The depths of his struggles in late 2018 and early 2019 can be traced back to his sagging pull rate, when seeing shifted defenses and new approaches started to get to him. In a recent post on The Athletic, it was described by a close confidant of José’s that he was “losing his mind, but not his confidence.”
It was not until he was able to get away during the All-Star break and head home and clear his mind that he got his swagger — and power — back.
Since then, he surged for most of 2019 — although it took a while for his hitting numbers to catch back up to his growing pull rate — and suffered another minor dip in the first half of 2020’s shortened season. But that was the equivalent of a bad April in most year; he came back with such a force that he led the American League in FanGraphs WAR and finished just shy of taking home his first MVP award.
Maybe Ramírez has another slow start in 2020, but as long as he has learned that his comfort zone is pulling for the fences and not worrying about how he’s being attacked, he should be in the running for a couple more MVP Awards going forward.
If there is one thing we can glean from the Indians’ approach to building a baseball team, it’s that they believe pitching and defense wins championships. If that means carrying two catchers who can’t hit any better than a major-league pitcher, or a full outfield of questionable bats that can run really fast for the sake of defense — then so be it.
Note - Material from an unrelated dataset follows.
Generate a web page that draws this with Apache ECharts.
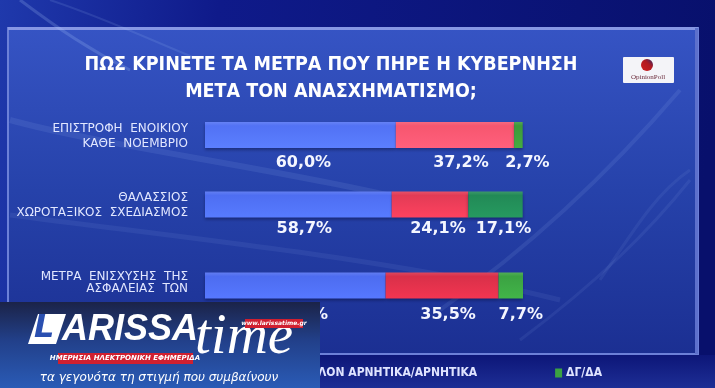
<!DOCTYPE html>
<html><head><meta charset="utf-8">
<script src="https://cdn.jsdelivr.net/npm/echarts@6/dist/echarts.min.js"></script>
<style>html,body{margin:0;padding:0;background:#0a127a}#c{width:715px;height:388px}</style>
</head><body><div id="c"></div>
<script>
// ---- data ----
const categories = [
  'ΕΠΙΣΤΡΟΦΗ  ΕΝΟΙΚΙΟΥ\nΚΑΘΕ  ΝΟΕΜΒΡΙΟ',
  'ΘΑΛΑΣΣΙΟΣ\nΧΩΡΟΤΑΞΙΚΟΣ  ΣΧΕΔΙΑΣΜΟΣ',
  'ΜΕΤΡΑ  ΕΝΙΣΧΥΣΗΣ  ΤΗΣ\nΑΣΦΑΛΕΙΑΣ  ΤΩΝ'
];
const seriesNames = ['ΘΕΤΙΚΑ/ΜΑΛΛΟΝ ΘΕΤΙΚΑ', 'ΜΑΛΛΟΝ ΑΡΝΗΤΙΚΑ/ΑΡΝΗΤΙΚΑ', 'ΔΓ/ΔΑ'];
const positive = [60.0, 58.7, 56.8];
const negative = [37.2, 24.1, 35.5];
const dkna = [2.7, 17.1, 7.7];
const titleLines = ['ΠΩΣ ΚΡΙΝΕΤΕ ΤΑ ΜΕΤΡΑ ΠΟΥ ΠΗΡΕ Η ΚΥΒΕΡΝΗΣΗ', 'ΜΕΤΑ ΤΟΝ ΑΝΑΣΧΗΜΑΤΙΣΜΟ;'];

// ---- layout / style ----
const chart = echarts.init(document.getElementById('c'));
const barCenters = [135, 204.5, 285.5];
const barH = 26;
const colors = [
  ['#5272f4', '#f7566f', '#3d9a3a'],
  ['#4e6ef2', '#e33b55', '#228a56'],
  ['#4d6cf0', '#d93049', '#3ba242']
];
const labelOffsets = [[3, 6, 9], [6, 8, 8], [5, 6, 10]];
const labelDist = [7, 3, 8];
// [top padding of first line, bottom padding of last line]
const catPad = [[5, 0], [3, 0], [0, 10]];
const valuesBySeries = [positive, negative, dkna];
const fmt = v => v.toFixed(1).replace('.', ',') + '%';

function grad(c) {
  return new echarts.graphic.LinearGradient(0, 0, 0, 1, [
    {offset: 0, color: echarts.color.lift(c, 0.12)},
    {offset: 0.15, color: c},
    {offset: 1, color: echarts.color.lift(c, -0.12)}
  ]);
}

const catStyle = {color: '#e2e7ff', fontSize: 12, fontFamily: 'DejaVu Sans', lineHeight: 17, align: 'right'};
const grids = [], xAxes = [], yAxes = [], series = [];
categories.forEach((cat, i) => {
  grids.push({left: 205, width: 318, top: barCenters[i] - barH / 2, height: barH});
  xAxes.push({type: 'value', gridIndex: i, min: 0, max: 100, show: false});
  yAxes.push({type: 'category', gridIndex: i, data: [cat],
    axisLine: {show: false}, axisTick: {show: false}, splitLine: {show: false},
    axisLabel: {margin: 17, align: 'right', ...catStyle,
      formatter: v => {
        const ls = v.split('\n');
        return ls.map((l, k) => '{' + (k === 0 ? 'f' : (k === ls.length - 1 ? 'l' : 'm')) + '|' + l + '}').join('\n');
      },
      rich: {
        f: {...catStyle, padding: [catPad[i][0], 0, 0, 0]},
        m: {...catStyle},
        l: {...catStyle, padding: [0, 0, catPad[i][1], 0]}
      }}});
  seriesNames.forEach((name, s) => {
    series.push({
      type: 'bar', name, stack: 'g' + i, xAxisIndex: i, yAxisIndex: i,
      barWidth: barH, data: [valuesBySeries[s][i]],
      itemStyle: {color: grad(colors[i][s]), shadowColor: 'rgba(0,0,30,0.35)', shadowBlur: 3, shadowOffsetY: 2},
      label: {show: true, position: 'bottom', distance: labelDist[i], offset: [labelOffsets[i][s], 0],
        color: '#f4f6ff', fontSize: 16, fontWeight: 'bold', fontFamily: 'DejaVu Sans',
        formatter: p => fmt(p.value)},
      emphasis: {disabled: true}
    });
  });
});

const legendColors = colors[2];

const streak = (pts, a, w) => ({type: 'bezierCurve', z: -5, silent: true,
  shape: {x1: pts[0], y1: pts[1], cpx1: pts[2], cpy1: pts[3], cpx2: pts[4], cpy2: pts[5], x2: pts[6], y2: pts[7]},
  style: {stroke: 'rgba(180,210,255,' + a + ')', lineWidth: w, fill: null}});

const option = {
  animation: false,
  backgroundColor: new echarts.graphic.LinearGradient(0, 0, 1, 0.3, [
    {offset: 0, color: '#1f39ac'}, {offset: 0.3, color: '#0f1a8a'}, {offset: 1, color: '#08106c'}
  ]),
  title: {
    text: titleLines.join('\n'), left: 326, top: 46, textAlign: 'center',
    textStyle: {color: '#ffffff', fontSize: 19.5, fontWeight: 'bold', fontFamily: 'DejaVu Sans Condensed', lineHeight: 27}
  },
  legend: {
    data: seriesNames.map((n, k) => ({name: n, itemStyle: {color: legendColors[k]}})),
    right: 108, top: 362, itemWidth: 7, itemHeight: 9, itemGap: 78, icon: 'rect',
    textStyle: {color: '#dfe4ff', fontSize: 12, fontWeight: 'bold', fontFamily: 'DejaVu Sans Condensed', padding: [0,0,0,-1]},
    selectedMode: false
  },
  grid: grids, xAxis: xAxes, yAxis: yAxes, series,
  graphic: [
    // background streaks top-left
    streak([20, 0, 60, 30, 90, 50, 130, 70], 0.2, 3),
    streak([50, 0, 110, 20, 150, 40, 200, 60], 0.12, 2),
    // panel
    {type: 'rect', z: -8, silent: true, shape: {x: 8, y: 28, width: 690, height: 326},
      style: {fill: new echarts.graphic.LinearGradient(0, 0, 0, 1, [
        {offset: 0, color: '#3654c4'}, {offset: 0.5, color: '#2642aa'}, {offset: 1, color: '#1b2f92'}]),
        stroke: '#6c80d8', lineWidth: 2}},
    {type: 'rect', z: -7, silent: true, shape: {x: 8, y: 27, width: 690, height: 3}, style: {fill: '#8797e4'}},
    {type: 'rect', z: -7, silent: true, shape: {x: 695, y: 28, width: 3, height: 326}, style: {fill: '#5d70cc'}},
    // panel streaks
    streak([10, 120, 120, 150, 300, 170, 470, 215], 0.10, 6),
    streak([10, 215, 200, 240, 400, 260, 560, 300], 0.08, 5),
    streak([440, 310, 540, 240, 620, 160, 680, 90], 0.10, 4),
    streak([520, 340, 600, 280, 650, 230, 690, 180], 0.08, 3),
    streak([600, 280, 640, 220, 660, 190, 690, 170], 0.07, 3),
    // bottom strip
    {type: 'rect', z: -8, silent: true, shape: {x: 0, y: 355, width: 715, height: 33},
      style: {fill: new echarts.graphic.LinearGradient(0, 0, 0, 1, [
        {offset: 0, color: '#0d1678'}, {offset: 1, color: '#1d2e95'}])}},
    // OpinionPoll logo
    {type: 'rect', z: 10, silent: true, shape: {x: 623, y: 57, width: 51, height: 26, r: 1}, style: {fill: '#f4f4f8'}},
    {type: 'circle', z: 11, silent: true, shape: {cx: 647, cy: 65, r: 6},
      style: {fill: new echarts.graphic.LinearGradient(1, 0, 0, 1, [
        {offset: 0, color: '#2a2a6a'}, {offset: 0.4, color: '#b01a22'}, {offset: 1, color: '#d02020'}])}},
    {type: 'text', z: 11, silent: true, style: {x: 648, y: 77, text: 'OpinionPoll', align: 'center', verticalAlign: 'middle',
      fill: '#6a2a3a', font: '7px "Liberation Serif"'}},
    // LarissaTime logo overlay
    {type: 'rect', z: 100, silent: true, shape: {x: 0, y: 302, width: 320, height: 86},
      style: {fill: new echarts.graphic.LinearGradient(0, 0, 0, 1, [
        {offset: 0, color: '#1b2348'}, {offset: 0.45, color: '#22408a'}, {offset: 1, color: '#2a5bb6'}])}},
    {type: 'polygon', z: 101, silent: true, shape: {points: [[38, 314], [66, 314], [56, 344], [28, 344]]}, style: {fill: '#ffffff'}},
    {type: 'text', z: 102, silent: true, style: {x: 34, y: 329, text: 'L', verticalAlign: 'middle',
      fill: '#2a4fb0', font: 'italic bold 32px "DejaVu Sans"'}},
    {type: 'text', z: 101, silent: true, style: {x: 62, y: 330, text: 'ARISSA', verticalAlign: 'middle',
      fill: '#ffffff', font: 'italic bold 36px "Liberation Sans"'}},
    {type: 'text', z: 101, silent: true, style: {x: 195, y: 338, text: 'time', verticalAlign: 'middle',
      fill: '#ffffff', font: 'italic 57px "Liberation Serif"'}},
    {type: 'rect', z: 101, silent: true, shape: {x: 245, y: 319, width: 58, height: 9}, style: {fill: '#d02030'}},
    {type: 'text', z: 102, silent: true, style: {x: 274, y: 323.5, text: 'www.larissatime.gr', align: 'center', verticalAlign: 'middle',
      fill: '#ffffff', font: 'italic bold 6px "DejaVu Sans"'}},
    {type: 'rect', z: 101, silent: true, shape: {x: 58, y: 353, width: 135, height: 11}, style: {fill: '#d02030'}},
    {type: 'text', z: 102, silent: true, style: {x: 125, y: 358.5, text: 'ΗΜΕΡΗΣΙΑ ΗΛΕΚΤΡΟΝΙΚΗ ΕΦΗΜΕΡΙΔΑ', align: 'center', verticalAlign: 'middle',
      fill: '#ffffff', font: 'italic bold 7px "DejaVu Sans"'}},
    {type: 'text', z: 101, silent: true, style: {x: 159, y: 378, text: 'τα γεγονότα τη στιγμή που συμβαίνουν', align: 'center', verticalAlign: 'middle',
      fill: '#ffffff', font: 'italic 12px "DejaVu Sans"'}}
  ]
};
chart.setOption(option);
</script></body></html>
The Indians have been among the top-10 teams in baseball in terms of defensive runs saved every year since 2015 (with the exception of 2018, when they were 11th). Even with the questions in the infield — losing Gold Glover César Hernández, solid defensive first baseman Carlos Santana, and on the verge of trading Francisco Lindor — I would not bet against the Indians seeking replacements that can soak up any ground balls.
Besides, plus defense with a sub-par bat it always something that can be acquired for cheap on the open market. If the Indians intend to spend at all this offseason, which in itself seems doubtful, they have plenty of these defense-first options available.